Review: Split Flow and Holistic Strata by Hiroaki Umeda – Oz Asia Festival, Adelaide (27.09.16)

Split Flow and Holistic Strata are two performances by Japanese choreographer and multidisciplinary artist Hiroaki Umeda. The composing, lighting, choreography and performance are all created by Umeda. Over the last ten years he has toured the world with his subtle yet violent dance pieces.

The first piece, Split Flow, is an experiment in expressing velocity with light. The stage opens to the sounds of the tropics, a bright square of light on a stark black background. Umeda enters the light and as the music glitches and lurches, so does his body. The lighting makes you feel that you are watching the performance through 3D glasses. Suddenly the stage goes dark and flashes of light illuminate the body, which deconstructs the body into lines, particles and abstract shapes. The performance is an essay on the juxtaposition of blurred and sharp, darkness and light.

The second performance, Holistic Strata, is in a similar theme but with a different interpretation.
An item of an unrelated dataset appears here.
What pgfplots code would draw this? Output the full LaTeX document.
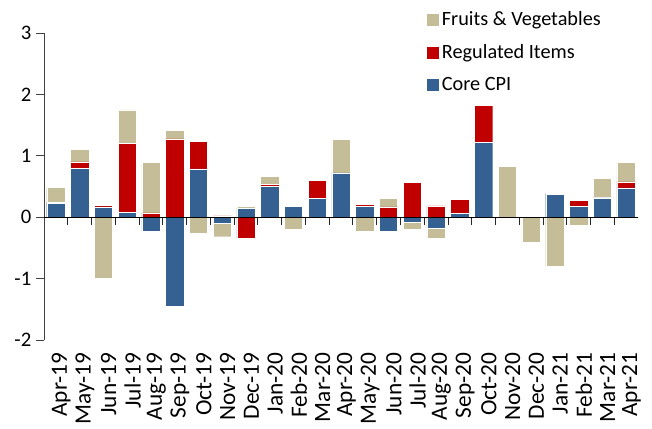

The stage this time is flooded with an infinite starscape. At times the body is invisible against the backdrop of lights, then suddenly it is revealed in sharp relief.

The soundscape is equally discordant, one moment it as if we are floating in the vast emptiness of space, then suddenly we are tumbling in a cacophony of sound and light. Is the lightscape controlling his body or his body directing the field of light?

One moment it is like watching the snow on a dead television channel, the next it’s like watching a video in fast forward then suddenly it’s a whirlpool of sound and light.

The two pieces are mesmerising and riveting, so different to anything I’ve seen before. These pieces leave our senses deconstructed and our feelings laid bare.